The Supreme Court has announced that it will hear arguments over a federal law that allows the government to confine "sexually dangerous" prisoners in mental hospitals after they've served out their sentences. According to the Department of Justice, 95 federal prisoners have been "identified as possible candidates for post-sentence detention." Back in January, the 4th Circuit Court of Appeals struck down the law as unconstitutional. The 4th Circuit's justification:

The Constitution does not empower the federal government to confine a person solely because of asserted "sexual dangerousness" when the Government need not allege (let alone prove) that this "dangerousness" violates any federal law.
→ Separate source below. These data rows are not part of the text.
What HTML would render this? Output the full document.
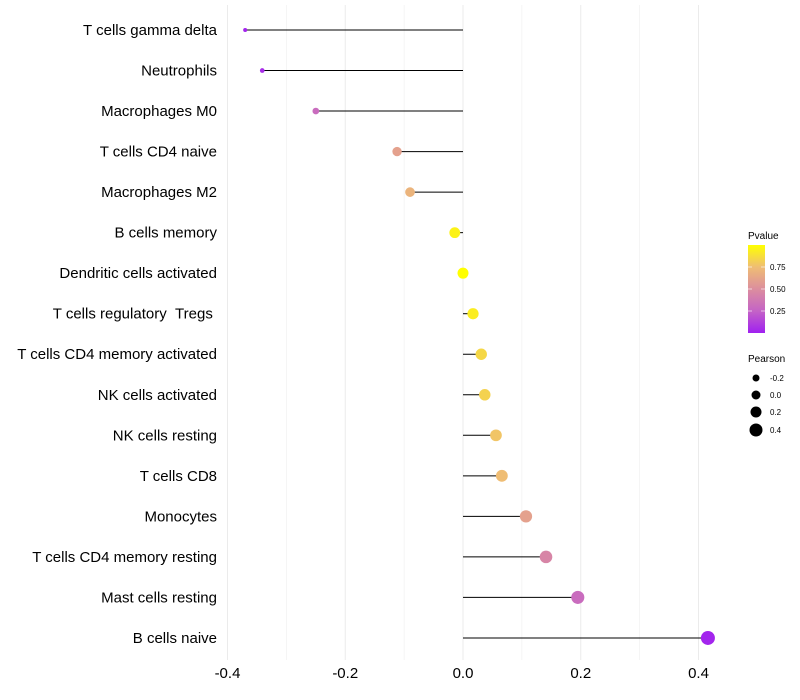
<!DOCTYPE html>
<html><head><meta charset="utf-8"><style>body{margin:0;background:#fff}svg{display:block;font-family:"Liberation Sans",sans-serif}</style></head>
<body>
<svg id="c" width="800" height="700">
<defs><linearGradient id="pg" x1="0" y1="1" x2="0" y2="0">
<stop offset="0" stop-color="#a020f0"/><stop offset="0.25" stop-color="#c463c6"/><stop offset="0.5" stop-color="#dc8e9e"/><stop offset="0.75" stop-color="#efbd74"/><stop offset="1" stop-color="#ffff00"/></linearGradient></defs>
<g id="grid"></g><g id="marks"></g><g id="labels"></g>
<g>
<text x="748" y="239" font-size="10">Pvalue</text>
<rect x="748" y="245" width="17" height="88" fill="url(#pg)"/>
<g stroke="#fff" stroke-opacity="0.6"><line x1="748" x2="752" y1="267" y2="267"/><line x1="761" x2="765" y1="267" y2="267"/><line x1="748" x2="752" y1="289" y2="289"/><line x1="761" x2="765" y1="289" y2="289"/><line x1="748" x2="752" y1="311" y2="311"/><line x1="761" x2="765" y1="311" y2="311"/></g>
<g font-size="8"><text x="770" y="270">0.75</text><text x="770" y="292">0.50</text><text x="770" y="314">0.25</text></g>
</g>
<g>
<text x="748" y="362" font-size="10">Pearson</text>
<circle cx="756" cy="378" r="3.5"/><circle cx="756" cy="395" r="4.5"/><circle cx="756" cy="412" r="5.5"/><circle cx="756" cy="430" r="6.5"/>
<g font-size="8"><text x="770" y="381">-0.2</text><text x="770" y="398">0.0</text><text x="770" y="415">0.2</text><text x="770" y="433">0.4</text></g>
</g>
</svg>
<script>
const cells=["T cells gamma delta","Neutrophils","Macrophages M0","T cells CD4 naive","Macrophages M2","B cells memory","Dendritic cells activated","T cells regulatory\u00a0\u00a0Tregs\u00a0","T cells CD4 memory activated","NK cells activated","NK cells resting","T cells CD8","Monocytes","T cells CD4 memory resting","Mast cells resting","B cells naive"];
const pearson=[-0.370,-0.341,-0.250,-0.112,-0.090,-0.014,0.0,0.017,0.031,0.037,0.056,0.066,0.107,0.141,0.195,0.416];
const pvalue=[0.02,0.05,0.3,0.6,0.7,0.95,1.0,0.93,0.85,0.83,0.78,0.75,0.6,0.45,0.3,0.02];
const xTicks=[-0.4,-0.2,0.0,0.2,0.4];
const ns="http://www.w3.org/2000/svg";
const X=v=>463+v*588.75, Y=i=>30+i*40.53;
const R=v=>Math.max(1.8,5.5+6.7*v-7.45*v*v);
const stops=[[0,[160,32,240]],[0.25,[196,99,198]],[0.5,[220,142,158]],[0.75,[239,189,116]],[1,[255,255,0]]];
function col(p){for(let k=1;k<stops.length;k++){if(p<=stops[k][0]){const a=stops[k-1],b=stops[k],t=(p-a[0])/(b[0]-a[0]);return "rgb("+a[1].map((c,j)=>Math.round(c+(b[1][j]-c)*t)).join(",")+")";}}return "rgb(255,255,0)";}
function mk(t,a,p){const e=document.createElementNS(ns,t);for(const k in a)e.setAttribute(k,a[k]);p.appendChild(e);return e;}
const g=document.getElementById('grid'),m=document.getElementById('marks'),l=document.getElementById('labels');
for(let v=-0.4;v<=0.41;v+=0.1){const e=mk('line',{x1:X(v),x2:X(v),y1:5,y2:660,stroke:'#ebebeb','stroke-width':Math.abs(Math.round(v*10))%2==0?1:0.5},g);

}
xTicks.forEach(v=>{const t=mk('text',{x:X(v),y:678,'font-size':15,'text-anchor':'middle',fill:'#000'},l);t.textContent=v.toFixed(1);

});
cells.forEach((c,i)=>{const y=Y(i);
const t=mk('text',{x:217,y:y+5,'font-size':15,'text-anchor':'end',fill:'#000'},l);t.textContent=c;


const ln=mk('line',{x1:X(0),x2:X(pearson[i]),y1:y,y2:y,stroke:'#000','stroke-width':1},m);


const d=mk('circle',{cx:X(pearson[i]),cy:y,r:R(pearson[i]),fill:col(pvalue[i])},m);


});
</script>
</body></html>
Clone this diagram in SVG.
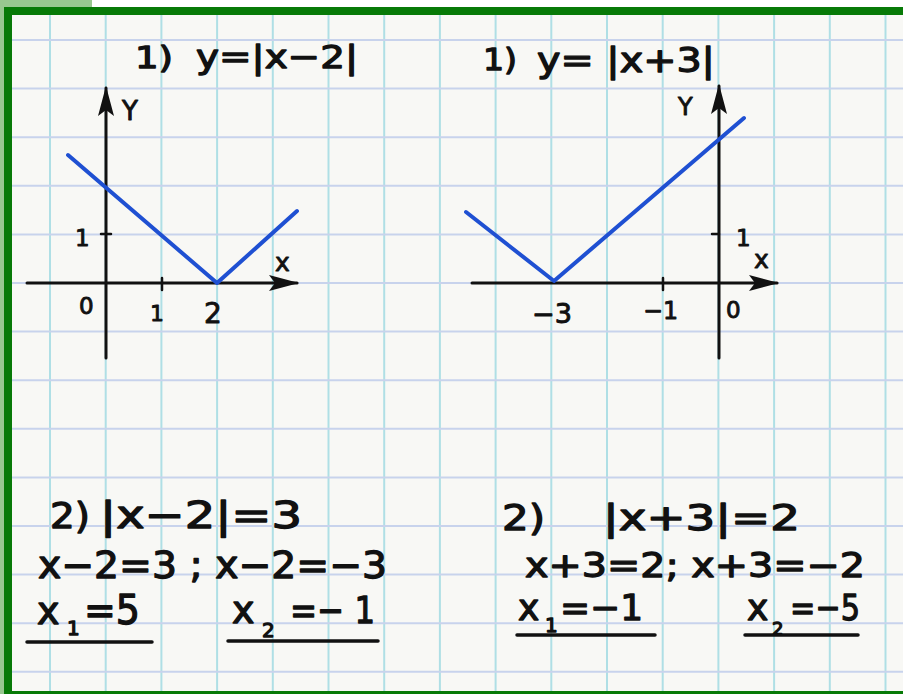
<svg xmlns="http://www.w3.org/2000/svg" width="903" height="694" viewBox="0 0 903 694">
<defs>
<style>
.vg{stroke:#afdfe5;stroke-width:2}
.hg{stroke:#c8d3ec;stroke-width:2}
.ax{stroke:#111;stroke-width:3;fill:none;stroke-linecap:round}
.tk{stroke:#111;stroke-width:2.5;stroke-linecap:round}
.fn{stroke:#1f50d2;stroke-width:4;fill:none;stroke-linecap:round;stroke-linejoin:round}
.ul{stroke:#111;stroke-width:3.5;stroke-linecap:round}
.hw{font-family:"DejaVu Sans","Liberation Sans",sans-serif;fill:#111;stroke:#111;stroke-width:1.3;stroke-linejoin:round}
.sm{stroke-width:0.9}
</style>
<marker id="arr" viewBox="0 0 30 20" refX="28" refY="10" markerWidth="30" markerHeight="20" markerUnits="userSpaceOnUse" orient="auto">
<path d="M0,2 L30,10 L0,18 L6,10 Z" fill="#111"/>
</marker>
</defs>
<rect width="903" height="694" fill="#ffffff"/>
<rect x="0" y="0" width="92" height="8" fill="#98c890"/>
<rect x="0" y="0" width="4" height="694" fill="#98c890"/>
<rect x="12" y="15" width="891" height="677" fill="#f8f8f5"/>
<g id="grid">
<line class="vg" x1="50" y1="15" x2="50" y2="692"/>
<line class="vg" x1="105.7" y1="15" x2="105.7" y2="692"/>
<line class="vg" x1="161.4" y1="15" x2="161.4" y2="692"/>
<line class="vg" x1="217.1" y1="15" x2="217.1" y2="692"/>
<line class="vg" x1="272.8" y1="15" x2="272.8" y2="692"/>
<line class="vg" x1="328.5" y1="15" x2="328.5" y2="692"/>
<line class="vg" x1="384.2" y1="15" x2="384.2" y2="692"/>
<line class="vg" x1="439.9" y1="15" x2="439.9" y2="692"/>
<line class="vg" x1="495.6" y1="15" x2="495.6" y2="692"/>
<line class="vg" x1="551.3" y1="15" x2="551.3" y2="692"/>
<line class="vg" x1="607" y1="15" x2="607" y2="692"/>
<line class="vg" x1="662.7" y1="15" x2="662.7" y2="692"/>
<line class="vg" x1="718.4" y1="15" x2="718.4" y2="692"/>
<line class="vg" x1="774.1" y1="15" x2="774.1" y2="692"/>
<line class="vg" x1="829.8" y1="15" x2="829.8" y2="692"/>
<line class="vg" x1="885.5" y1="15" x2="885.5" y2="692"/>
<line class="hg" x1="12" y1="40" x2="903" y2="40"/>
<line class="hg" x1="12" y1="88.6" x2="903" y2="88.6"/>
<line class="hg" x1="12" y1="137.2" x2="903" y2="137.2"/>
<line class="hg" x1="12" y1="185.8" x2="903" y2="185.8"/>
<line class="hg" x1="12" y1="234.4" x2="903" y2="234.4"/>
<line class="hg" x1="12" y1="283" x2="903" y2="283"/>
<line class="hg" x1="12" y1="331.6" x2="903" y2="331.6"/>
<line class="hg" x1="12" y1="380.2" x2="903" y2="380.2"/>
<line class="hg" x1="12" y1="428.8" x2="903" y2="428.8"/>
<line class="hg" x1="12" y1="477.4" x2="903" y2="477.4"/>
<line class="hg" x1="12" y1="526" x2="903" y2="526"/>
<line class="hg" x1="12" y1="574.6" x2="903" y2="574.6"/>
<line class="hg" x1="12" y1="623.2" x2="903" y2="623.2"/>
<line class="hg" x1="12" y1="671.8" x2="903" y2="671.8"/>
</g>
<rect x="4" y="7" width="899" height="8" fill="#077a07"/>
<rect x="4" y="7" width="8" height="687" fill="#077a07"/>
<rect x="4" y="691" width="899" height="3" fill="#077a07"/>
<g id="graph1">
<line class="ax" x1="106" y1="358" x2="106" y2="88" marker-end="url(#arr)"/>
<line class="ax" x1="27" y1="283" x2="297" y2="283" marker-end="url(#arr)"/>
<line class="tk" x1="162" y1="278" x2="162" y2="290"/>
<line class="tk" x1="101" y1="234" x2="111" y2="234"/>
<polyline class="fn" points="68,155 217,283 297,211"/>
<text class="hw" x="135" y="68" font-size="30" textLength="38" lengthAdjust="spacingAndGlyphs">1)</text>
<text class="hw" x="196" y="68" font-size="32" textLength="162" lengthAdjust="spacingAndGlyphs">y=|x−2|</text>
<text class="hw sm" x="122" y="120" font-size="26">Y</text>
<text class="hw sm" x="275" y="271" font-size="25">x</text>
<text class="hw sm" x="79" y="314" font-size="23">0</text>
<text class="hw sm" x="150" y="321" font-size="22">1</text>
<text class="hw sm" x="204" y="323" font-size="28">2</text>
<text class="hw sm" x="75" y="246" font-size="23">1</text>
</g>
<g id="graph2">
<line class="ax" x1="719" y1="358" x2="719" y2="86" marker-end="url(#arr)"/>
<line class="ax" x1="472" y1="283" x2="777" y2="283" marker-end="url(#arr)"/>
<line class="tk" x1="663" y1="278" x2="663" y2="290"/>
<line class="tk" x1="712" y1="234" x2="719" y2="234"/>
<polyline class="fn" points="466,212 554,281 744,118"/>
<text class="hw" x="483" y="70" font-size="30" textLength="34" lengthAdjust="spacingAndGlyphs">1)</text>
<text class="hw" x="537" y="72" font-size="34" textLength="178" lengthAdjust="spacingAndGlyphs">y= |x+3|</text>
<text class="hw sm" x="678" y="115" font-size="24">Y</text>
<text class="hw sm" x="736" y="246" font-size="23">1</text>
<text class="hw sm" x="754" y="268" font-size="25">x</text>
<text class="hw sm" x="532" y="323" font-size="26" textLength="40" lengthAdjust="spacingAndGlyphs">−3</text>
<text class="hw sm" x="643" y="319" font-size="24" textLength="35" lengthAdjust="spacingAndGlyphs">−1</text>
<text class="hw sm" x="726" y="318" font-size="23">0</text>
</g>
<g id="solution1">
<text class="hw" x="50" y="528" font-size="36" textLength="40" lengthAdjust="spacingAndGlyphs">2)</text>
<text class="hw" x="100" y="528" font-size="38" textLength="202" lengthAdjust="spacingAndGlyphs">|x−2|=3</text>
<text class="hw" x="38" y="578" font-size="38" textLength="349" lengthAdjust="spacingAndGlyphs">x−2=3 ; x−2=−3</text>
<text class="hw" x="37" y="624" font-size="38">x</text>
<text class="hw" x="67" y="635" font-size="20">1</text>
<text class="hw" x="84" y="624" font-size="40" textLength="56" lengthAdjust="spacingAndGlyphs">=5</text>
<line class="ul" x1="27" y1="642" x2="152" y2="642"/>
<text class="hw" x="232" y="623" font-size="38">x</text>
<text class="hw" x="262" y="637" font-size="20">2</text>
<text class="hw" x="290" y="623" font-size="38" textLength="85" lengthAdjust="spacingAndGlyphs">=− 1</text>
<line class="ul" x1="228" y1="641" x2="378" y2="641"/>
</g>
<g id="solution2">
<text class="hw" x="502" y="530" font-size="36" textLength="43" lengthAdjust="spacingAndGlyphs">2)</text>
<text class="hw" x="603" y="530" font-size="36" textLength="197" lengthAdjust="spacingAndGlyphs">|x+3|=2</text>
<text class="hw" x="525" y="577" font-size="34" textLength="340" lengthAdjust="spacingAndGlyphs">x+3=2; x+3=−2</text>
<text class="hw" x="518" y="620" font-size="36">x</text>
<text class="hw" x="545" y="632" font-size="20">1</text>
<text class="hw" x="560" y="620" font-size="36" textLength="83" lengthAdjust="spacingAndGlyphs">=−1</text>
<line class="ul" x1="517" y1="635" x2="655" y2="635"/>
<text class="hw" x="747" y="620" font-size="36">x</text>
<text class="hw" x="772" y="635" font-size="18">2</text>
<text class="hw" x="790" y="620" font-size="36" textLength="70" lengthAdjust="spacingAndGlyphs">=−5</text>
<line class="ul" x1="745" y1="635" x2="858" y2="635"/>
</g>
</svg>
A commenter at Sentencing Law and Policy (linked above) points out probably the strangest element of the law in question (18 USC 4248): It allows the government to detain "sexually dangerous" persons regardless of their crime:

Section 4248 does not require that the potential committee has ever been convicted of a federal sex offense, or indeed ANY sex offense. All it requires (on this issue) is that the govt prove, by clear and convincing evidence, that the person has at some time in his or her life engaged in child molestation or sexually violent conduct (both as defined by BOP regs).